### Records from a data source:

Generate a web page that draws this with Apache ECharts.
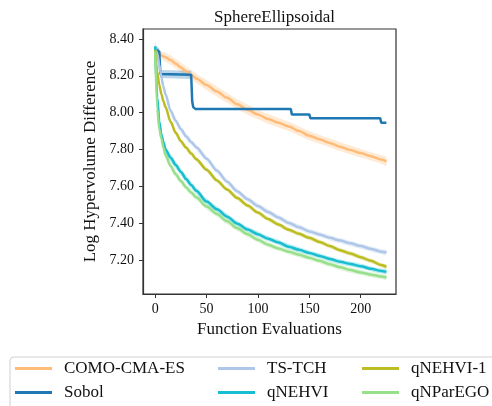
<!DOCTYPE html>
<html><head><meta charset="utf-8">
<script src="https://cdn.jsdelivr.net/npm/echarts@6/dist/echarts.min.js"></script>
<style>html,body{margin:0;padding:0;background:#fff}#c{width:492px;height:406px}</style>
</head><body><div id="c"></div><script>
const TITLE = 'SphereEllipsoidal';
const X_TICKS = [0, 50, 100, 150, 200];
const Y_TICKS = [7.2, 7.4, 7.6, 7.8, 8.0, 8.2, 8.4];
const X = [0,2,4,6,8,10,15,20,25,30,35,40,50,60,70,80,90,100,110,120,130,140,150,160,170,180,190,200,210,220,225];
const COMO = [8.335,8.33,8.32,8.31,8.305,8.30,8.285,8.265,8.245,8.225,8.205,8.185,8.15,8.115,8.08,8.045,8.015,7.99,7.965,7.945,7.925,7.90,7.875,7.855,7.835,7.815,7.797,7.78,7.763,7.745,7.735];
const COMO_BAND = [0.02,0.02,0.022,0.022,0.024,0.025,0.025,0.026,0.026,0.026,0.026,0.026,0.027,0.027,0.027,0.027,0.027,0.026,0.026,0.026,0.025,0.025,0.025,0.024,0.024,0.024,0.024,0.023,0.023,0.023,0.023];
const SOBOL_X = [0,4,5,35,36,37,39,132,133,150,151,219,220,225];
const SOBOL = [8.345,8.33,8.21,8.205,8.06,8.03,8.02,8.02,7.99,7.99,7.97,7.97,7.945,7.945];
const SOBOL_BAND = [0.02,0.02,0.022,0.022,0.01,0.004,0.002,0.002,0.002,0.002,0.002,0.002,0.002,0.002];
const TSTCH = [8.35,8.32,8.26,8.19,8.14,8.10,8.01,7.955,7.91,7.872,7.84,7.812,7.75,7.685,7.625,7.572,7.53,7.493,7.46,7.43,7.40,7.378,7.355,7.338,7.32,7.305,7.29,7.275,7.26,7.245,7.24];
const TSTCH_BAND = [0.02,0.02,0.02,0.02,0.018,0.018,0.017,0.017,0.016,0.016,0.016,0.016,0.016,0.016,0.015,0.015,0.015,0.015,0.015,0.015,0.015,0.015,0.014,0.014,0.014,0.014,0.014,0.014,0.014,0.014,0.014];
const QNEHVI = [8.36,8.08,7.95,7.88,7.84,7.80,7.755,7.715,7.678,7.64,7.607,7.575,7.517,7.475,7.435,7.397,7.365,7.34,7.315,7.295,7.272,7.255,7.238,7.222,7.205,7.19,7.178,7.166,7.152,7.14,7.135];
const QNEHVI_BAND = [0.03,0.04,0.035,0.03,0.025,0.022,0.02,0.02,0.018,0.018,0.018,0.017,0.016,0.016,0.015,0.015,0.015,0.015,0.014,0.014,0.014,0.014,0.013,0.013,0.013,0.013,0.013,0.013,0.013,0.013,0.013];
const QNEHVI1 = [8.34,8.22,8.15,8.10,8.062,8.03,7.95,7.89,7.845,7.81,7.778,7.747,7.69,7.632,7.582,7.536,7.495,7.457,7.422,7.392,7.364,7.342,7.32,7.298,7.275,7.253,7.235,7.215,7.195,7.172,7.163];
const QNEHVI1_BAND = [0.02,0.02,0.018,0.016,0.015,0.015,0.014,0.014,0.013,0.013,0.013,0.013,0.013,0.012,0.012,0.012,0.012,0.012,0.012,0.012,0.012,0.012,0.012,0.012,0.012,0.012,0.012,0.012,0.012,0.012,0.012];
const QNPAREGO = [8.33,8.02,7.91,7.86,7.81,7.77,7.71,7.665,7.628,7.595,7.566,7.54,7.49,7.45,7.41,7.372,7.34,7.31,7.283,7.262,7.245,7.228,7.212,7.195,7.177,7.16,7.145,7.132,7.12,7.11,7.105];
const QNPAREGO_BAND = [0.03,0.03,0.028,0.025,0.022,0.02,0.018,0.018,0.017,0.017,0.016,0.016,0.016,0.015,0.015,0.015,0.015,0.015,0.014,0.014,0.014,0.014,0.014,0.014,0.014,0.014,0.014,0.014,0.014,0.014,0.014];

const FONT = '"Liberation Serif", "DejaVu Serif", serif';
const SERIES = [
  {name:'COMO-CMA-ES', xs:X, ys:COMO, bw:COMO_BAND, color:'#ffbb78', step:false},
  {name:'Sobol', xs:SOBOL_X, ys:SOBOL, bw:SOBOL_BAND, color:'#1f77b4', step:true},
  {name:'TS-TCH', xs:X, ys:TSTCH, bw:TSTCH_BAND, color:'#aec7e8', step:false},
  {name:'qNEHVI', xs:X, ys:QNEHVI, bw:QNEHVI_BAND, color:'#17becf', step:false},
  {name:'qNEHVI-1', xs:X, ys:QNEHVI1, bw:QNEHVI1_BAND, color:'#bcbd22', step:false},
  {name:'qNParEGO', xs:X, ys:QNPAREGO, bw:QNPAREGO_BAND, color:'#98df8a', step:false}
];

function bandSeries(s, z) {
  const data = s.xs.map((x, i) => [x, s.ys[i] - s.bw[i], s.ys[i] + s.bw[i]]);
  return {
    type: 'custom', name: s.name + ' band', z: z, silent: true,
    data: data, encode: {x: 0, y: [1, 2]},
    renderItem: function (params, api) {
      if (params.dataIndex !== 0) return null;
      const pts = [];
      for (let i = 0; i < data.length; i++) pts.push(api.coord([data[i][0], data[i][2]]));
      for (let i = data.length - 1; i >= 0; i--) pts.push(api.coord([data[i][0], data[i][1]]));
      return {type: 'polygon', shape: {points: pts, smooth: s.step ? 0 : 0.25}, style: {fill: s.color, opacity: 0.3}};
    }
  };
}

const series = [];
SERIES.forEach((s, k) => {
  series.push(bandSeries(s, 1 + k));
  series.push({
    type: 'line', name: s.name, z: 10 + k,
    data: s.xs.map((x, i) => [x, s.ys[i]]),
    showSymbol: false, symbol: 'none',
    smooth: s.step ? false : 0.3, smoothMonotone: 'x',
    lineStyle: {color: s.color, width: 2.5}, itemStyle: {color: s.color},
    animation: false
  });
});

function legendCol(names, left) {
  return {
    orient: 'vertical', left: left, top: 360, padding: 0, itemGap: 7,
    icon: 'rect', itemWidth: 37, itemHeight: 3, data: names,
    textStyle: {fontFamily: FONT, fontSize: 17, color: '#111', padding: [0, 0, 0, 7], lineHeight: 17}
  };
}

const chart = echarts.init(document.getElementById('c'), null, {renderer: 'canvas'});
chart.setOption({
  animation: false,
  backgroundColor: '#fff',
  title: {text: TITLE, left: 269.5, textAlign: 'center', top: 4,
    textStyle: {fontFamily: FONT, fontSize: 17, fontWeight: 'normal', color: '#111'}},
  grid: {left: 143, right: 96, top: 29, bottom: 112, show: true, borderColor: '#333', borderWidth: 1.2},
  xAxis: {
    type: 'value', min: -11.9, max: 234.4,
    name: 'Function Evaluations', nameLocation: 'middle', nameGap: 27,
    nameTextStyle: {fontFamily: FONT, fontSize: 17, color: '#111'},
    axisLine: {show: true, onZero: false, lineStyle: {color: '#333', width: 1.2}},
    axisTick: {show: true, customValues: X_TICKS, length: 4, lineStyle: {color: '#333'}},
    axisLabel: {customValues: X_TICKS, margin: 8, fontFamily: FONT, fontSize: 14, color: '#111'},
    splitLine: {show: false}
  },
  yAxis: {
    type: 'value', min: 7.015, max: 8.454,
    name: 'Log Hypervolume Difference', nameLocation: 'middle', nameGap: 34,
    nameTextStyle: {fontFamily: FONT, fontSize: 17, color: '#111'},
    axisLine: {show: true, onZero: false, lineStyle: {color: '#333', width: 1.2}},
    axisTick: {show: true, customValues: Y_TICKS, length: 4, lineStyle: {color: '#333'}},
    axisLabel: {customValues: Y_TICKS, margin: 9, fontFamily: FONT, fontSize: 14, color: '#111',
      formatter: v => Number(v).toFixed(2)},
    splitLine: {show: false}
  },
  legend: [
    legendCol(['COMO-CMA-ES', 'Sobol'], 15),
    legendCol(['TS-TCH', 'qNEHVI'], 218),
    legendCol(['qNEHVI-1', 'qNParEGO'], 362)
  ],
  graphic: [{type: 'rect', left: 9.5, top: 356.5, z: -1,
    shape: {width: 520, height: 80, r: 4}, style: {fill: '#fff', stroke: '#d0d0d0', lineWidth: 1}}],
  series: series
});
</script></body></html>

* * *

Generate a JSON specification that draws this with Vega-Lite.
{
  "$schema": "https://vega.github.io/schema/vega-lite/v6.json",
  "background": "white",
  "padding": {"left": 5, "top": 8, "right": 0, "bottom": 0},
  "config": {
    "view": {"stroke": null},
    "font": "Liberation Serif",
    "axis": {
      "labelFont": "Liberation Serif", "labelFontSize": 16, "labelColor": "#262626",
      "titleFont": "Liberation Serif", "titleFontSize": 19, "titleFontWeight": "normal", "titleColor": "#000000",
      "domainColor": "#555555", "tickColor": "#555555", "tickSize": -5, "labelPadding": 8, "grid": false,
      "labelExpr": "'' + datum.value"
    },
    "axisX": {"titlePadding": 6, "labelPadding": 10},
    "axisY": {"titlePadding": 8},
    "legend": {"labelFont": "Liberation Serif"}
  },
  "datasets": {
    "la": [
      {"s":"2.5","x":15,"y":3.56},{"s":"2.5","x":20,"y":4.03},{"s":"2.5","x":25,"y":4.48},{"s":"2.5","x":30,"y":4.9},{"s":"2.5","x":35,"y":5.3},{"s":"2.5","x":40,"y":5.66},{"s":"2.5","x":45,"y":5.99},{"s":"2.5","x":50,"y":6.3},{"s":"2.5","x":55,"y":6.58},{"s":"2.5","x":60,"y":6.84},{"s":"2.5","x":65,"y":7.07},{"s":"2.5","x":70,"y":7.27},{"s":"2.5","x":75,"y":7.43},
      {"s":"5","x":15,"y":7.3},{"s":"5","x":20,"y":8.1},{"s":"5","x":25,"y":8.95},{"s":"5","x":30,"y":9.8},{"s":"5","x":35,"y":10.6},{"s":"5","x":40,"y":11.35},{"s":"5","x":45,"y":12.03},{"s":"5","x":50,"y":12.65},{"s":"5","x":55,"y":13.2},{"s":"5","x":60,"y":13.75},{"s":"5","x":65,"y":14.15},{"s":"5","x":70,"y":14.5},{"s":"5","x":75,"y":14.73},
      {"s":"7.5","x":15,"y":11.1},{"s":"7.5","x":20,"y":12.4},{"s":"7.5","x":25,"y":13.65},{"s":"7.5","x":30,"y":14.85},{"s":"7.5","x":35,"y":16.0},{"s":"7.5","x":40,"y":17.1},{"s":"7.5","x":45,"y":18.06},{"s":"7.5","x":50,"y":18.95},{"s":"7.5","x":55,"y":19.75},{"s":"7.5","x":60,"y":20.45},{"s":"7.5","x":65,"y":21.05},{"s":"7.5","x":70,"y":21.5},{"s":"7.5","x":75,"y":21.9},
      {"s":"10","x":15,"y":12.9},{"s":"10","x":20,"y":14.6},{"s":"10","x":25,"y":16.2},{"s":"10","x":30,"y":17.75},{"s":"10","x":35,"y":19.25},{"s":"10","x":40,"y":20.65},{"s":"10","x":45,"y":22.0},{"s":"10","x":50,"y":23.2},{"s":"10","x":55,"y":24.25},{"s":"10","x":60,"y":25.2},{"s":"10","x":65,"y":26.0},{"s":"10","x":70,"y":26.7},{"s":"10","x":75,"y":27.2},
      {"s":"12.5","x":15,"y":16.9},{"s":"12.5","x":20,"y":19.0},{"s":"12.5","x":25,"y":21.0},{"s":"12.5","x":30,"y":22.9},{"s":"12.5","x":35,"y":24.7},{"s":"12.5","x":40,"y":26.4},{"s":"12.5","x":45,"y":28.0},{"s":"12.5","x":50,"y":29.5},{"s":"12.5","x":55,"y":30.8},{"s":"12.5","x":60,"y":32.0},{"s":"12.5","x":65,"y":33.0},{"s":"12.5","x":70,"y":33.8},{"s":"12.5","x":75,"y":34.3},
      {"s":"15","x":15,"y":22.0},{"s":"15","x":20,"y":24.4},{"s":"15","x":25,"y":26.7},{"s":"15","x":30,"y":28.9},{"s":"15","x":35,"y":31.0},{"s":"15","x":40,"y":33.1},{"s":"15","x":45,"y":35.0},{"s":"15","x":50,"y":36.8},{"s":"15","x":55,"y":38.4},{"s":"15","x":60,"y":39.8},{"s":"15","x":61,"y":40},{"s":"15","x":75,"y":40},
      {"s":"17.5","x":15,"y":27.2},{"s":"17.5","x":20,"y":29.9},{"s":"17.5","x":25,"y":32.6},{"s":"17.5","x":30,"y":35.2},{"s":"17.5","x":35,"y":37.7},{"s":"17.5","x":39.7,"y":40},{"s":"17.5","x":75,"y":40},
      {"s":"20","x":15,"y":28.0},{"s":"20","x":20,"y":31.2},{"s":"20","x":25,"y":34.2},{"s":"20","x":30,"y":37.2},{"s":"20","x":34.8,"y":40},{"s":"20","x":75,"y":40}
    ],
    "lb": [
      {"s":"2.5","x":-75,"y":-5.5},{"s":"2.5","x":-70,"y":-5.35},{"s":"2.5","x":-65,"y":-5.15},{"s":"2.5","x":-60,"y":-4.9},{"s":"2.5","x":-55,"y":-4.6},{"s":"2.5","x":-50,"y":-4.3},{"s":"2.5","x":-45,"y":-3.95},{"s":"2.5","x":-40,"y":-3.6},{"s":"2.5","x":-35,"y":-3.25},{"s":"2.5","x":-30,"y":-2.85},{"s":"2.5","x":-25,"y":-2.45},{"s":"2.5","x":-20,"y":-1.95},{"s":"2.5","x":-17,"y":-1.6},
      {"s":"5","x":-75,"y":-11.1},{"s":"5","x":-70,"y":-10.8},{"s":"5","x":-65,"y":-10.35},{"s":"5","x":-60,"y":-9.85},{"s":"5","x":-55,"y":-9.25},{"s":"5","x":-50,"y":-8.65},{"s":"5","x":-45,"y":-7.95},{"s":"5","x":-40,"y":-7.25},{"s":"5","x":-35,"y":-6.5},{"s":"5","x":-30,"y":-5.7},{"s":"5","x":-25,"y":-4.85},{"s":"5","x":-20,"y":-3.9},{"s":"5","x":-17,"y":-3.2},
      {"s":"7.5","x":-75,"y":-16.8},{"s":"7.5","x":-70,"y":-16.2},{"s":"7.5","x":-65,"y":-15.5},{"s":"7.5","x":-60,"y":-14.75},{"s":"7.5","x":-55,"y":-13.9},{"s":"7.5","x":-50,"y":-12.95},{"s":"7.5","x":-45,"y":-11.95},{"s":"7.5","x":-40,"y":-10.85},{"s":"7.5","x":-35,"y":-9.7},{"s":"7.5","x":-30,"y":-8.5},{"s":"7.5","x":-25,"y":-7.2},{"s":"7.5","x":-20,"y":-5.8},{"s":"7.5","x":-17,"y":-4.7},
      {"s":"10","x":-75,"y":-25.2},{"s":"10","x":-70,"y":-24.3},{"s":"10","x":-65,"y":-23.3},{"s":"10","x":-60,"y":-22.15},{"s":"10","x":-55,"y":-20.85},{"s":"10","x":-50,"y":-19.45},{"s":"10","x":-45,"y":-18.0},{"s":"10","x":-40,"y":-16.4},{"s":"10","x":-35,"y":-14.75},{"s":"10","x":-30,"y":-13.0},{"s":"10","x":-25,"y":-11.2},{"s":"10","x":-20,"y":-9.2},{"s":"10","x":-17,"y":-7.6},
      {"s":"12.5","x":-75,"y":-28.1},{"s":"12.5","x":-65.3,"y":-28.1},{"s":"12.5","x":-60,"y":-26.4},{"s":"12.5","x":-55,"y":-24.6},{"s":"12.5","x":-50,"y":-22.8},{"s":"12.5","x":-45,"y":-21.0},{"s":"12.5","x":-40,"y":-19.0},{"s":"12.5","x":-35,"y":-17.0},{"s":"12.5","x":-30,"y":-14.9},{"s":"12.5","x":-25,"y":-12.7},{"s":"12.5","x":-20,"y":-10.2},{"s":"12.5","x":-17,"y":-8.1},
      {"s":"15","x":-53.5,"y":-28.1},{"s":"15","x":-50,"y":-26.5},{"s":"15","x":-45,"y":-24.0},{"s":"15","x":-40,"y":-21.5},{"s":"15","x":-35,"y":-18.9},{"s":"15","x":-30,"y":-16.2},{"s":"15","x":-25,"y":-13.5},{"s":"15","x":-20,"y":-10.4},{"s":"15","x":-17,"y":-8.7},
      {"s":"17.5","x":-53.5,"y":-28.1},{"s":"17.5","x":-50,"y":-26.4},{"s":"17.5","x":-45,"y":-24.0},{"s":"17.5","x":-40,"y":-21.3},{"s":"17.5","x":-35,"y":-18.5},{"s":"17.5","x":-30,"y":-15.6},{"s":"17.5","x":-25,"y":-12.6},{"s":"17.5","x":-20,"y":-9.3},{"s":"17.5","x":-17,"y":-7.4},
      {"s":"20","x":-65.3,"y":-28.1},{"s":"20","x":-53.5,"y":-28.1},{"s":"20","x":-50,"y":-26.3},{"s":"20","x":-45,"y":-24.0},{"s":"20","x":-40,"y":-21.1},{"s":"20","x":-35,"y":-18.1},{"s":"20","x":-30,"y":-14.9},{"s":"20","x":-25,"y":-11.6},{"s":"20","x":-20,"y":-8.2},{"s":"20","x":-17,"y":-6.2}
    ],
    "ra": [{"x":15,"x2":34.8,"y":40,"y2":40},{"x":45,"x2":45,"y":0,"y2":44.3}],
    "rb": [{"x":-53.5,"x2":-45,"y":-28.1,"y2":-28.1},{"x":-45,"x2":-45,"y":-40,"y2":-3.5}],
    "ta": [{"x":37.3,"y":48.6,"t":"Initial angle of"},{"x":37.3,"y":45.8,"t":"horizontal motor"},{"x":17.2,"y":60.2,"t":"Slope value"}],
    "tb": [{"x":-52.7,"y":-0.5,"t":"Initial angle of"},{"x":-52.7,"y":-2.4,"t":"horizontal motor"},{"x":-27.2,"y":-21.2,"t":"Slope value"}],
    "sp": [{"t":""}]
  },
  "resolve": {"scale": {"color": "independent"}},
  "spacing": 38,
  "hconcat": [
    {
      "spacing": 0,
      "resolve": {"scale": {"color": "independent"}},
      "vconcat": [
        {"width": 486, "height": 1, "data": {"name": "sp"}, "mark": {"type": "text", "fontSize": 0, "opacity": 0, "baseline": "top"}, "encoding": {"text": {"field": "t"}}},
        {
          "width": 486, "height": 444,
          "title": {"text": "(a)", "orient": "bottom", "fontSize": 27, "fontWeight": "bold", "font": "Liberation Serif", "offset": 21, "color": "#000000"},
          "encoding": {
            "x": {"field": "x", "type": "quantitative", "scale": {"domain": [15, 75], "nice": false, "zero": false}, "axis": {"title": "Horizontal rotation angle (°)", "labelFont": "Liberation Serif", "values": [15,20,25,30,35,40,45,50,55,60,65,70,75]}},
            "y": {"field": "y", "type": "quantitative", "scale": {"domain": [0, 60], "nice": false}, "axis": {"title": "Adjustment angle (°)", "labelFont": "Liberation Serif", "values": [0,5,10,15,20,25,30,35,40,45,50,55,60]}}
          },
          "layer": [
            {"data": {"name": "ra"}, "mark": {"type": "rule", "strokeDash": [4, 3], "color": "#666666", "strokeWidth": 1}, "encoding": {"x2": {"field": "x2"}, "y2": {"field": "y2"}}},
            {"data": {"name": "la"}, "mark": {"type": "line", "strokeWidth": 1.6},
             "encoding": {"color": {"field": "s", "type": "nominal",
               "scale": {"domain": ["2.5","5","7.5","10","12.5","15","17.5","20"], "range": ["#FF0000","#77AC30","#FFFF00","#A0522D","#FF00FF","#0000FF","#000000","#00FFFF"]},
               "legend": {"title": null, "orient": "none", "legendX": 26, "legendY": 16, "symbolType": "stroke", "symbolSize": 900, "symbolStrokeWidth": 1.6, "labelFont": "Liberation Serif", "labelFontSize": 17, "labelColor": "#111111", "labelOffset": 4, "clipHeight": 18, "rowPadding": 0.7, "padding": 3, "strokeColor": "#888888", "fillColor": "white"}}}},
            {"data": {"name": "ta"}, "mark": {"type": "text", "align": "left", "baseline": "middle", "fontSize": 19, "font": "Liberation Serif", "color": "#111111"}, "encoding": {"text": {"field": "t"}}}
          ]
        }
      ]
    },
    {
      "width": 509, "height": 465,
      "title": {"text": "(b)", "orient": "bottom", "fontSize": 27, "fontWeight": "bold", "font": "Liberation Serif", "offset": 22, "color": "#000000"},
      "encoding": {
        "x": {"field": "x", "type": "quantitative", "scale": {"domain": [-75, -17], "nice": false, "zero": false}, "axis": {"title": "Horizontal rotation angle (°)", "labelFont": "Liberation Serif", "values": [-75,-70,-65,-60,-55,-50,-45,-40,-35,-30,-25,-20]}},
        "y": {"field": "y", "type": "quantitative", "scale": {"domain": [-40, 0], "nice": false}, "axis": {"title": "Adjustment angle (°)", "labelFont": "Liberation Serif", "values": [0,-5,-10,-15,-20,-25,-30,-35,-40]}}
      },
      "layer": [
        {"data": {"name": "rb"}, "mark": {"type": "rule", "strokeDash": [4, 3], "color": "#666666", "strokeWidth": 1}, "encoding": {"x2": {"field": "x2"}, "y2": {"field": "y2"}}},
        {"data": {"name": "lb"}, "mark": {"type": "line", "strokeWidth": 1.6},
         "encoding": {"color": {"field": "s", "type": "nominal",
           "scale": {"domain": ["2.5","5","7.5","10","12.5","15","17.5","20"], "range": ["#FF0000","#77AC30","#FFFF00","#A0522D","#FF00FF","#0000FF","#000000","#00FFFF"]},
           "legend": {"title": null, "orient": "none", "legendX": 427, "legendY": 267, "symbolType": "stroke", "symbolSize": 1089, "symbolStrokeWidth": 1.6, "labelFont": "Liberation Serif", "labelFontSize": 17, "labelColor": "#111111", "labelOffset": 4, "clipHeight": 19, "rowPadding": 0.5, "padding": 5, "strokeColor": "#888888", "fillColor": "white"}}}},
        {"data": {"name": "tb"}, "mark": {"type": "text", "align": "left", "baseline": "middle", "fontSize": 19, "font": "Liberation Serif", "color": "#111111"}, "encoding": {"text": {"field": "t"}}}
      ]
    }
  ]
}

### Goal:
In the entries above, find lines with "this" and copy each.

### Written reply:
Generate a web page that draws this with Apache ECharts.
Generate a JSON specification that draws this with Vega-Lite.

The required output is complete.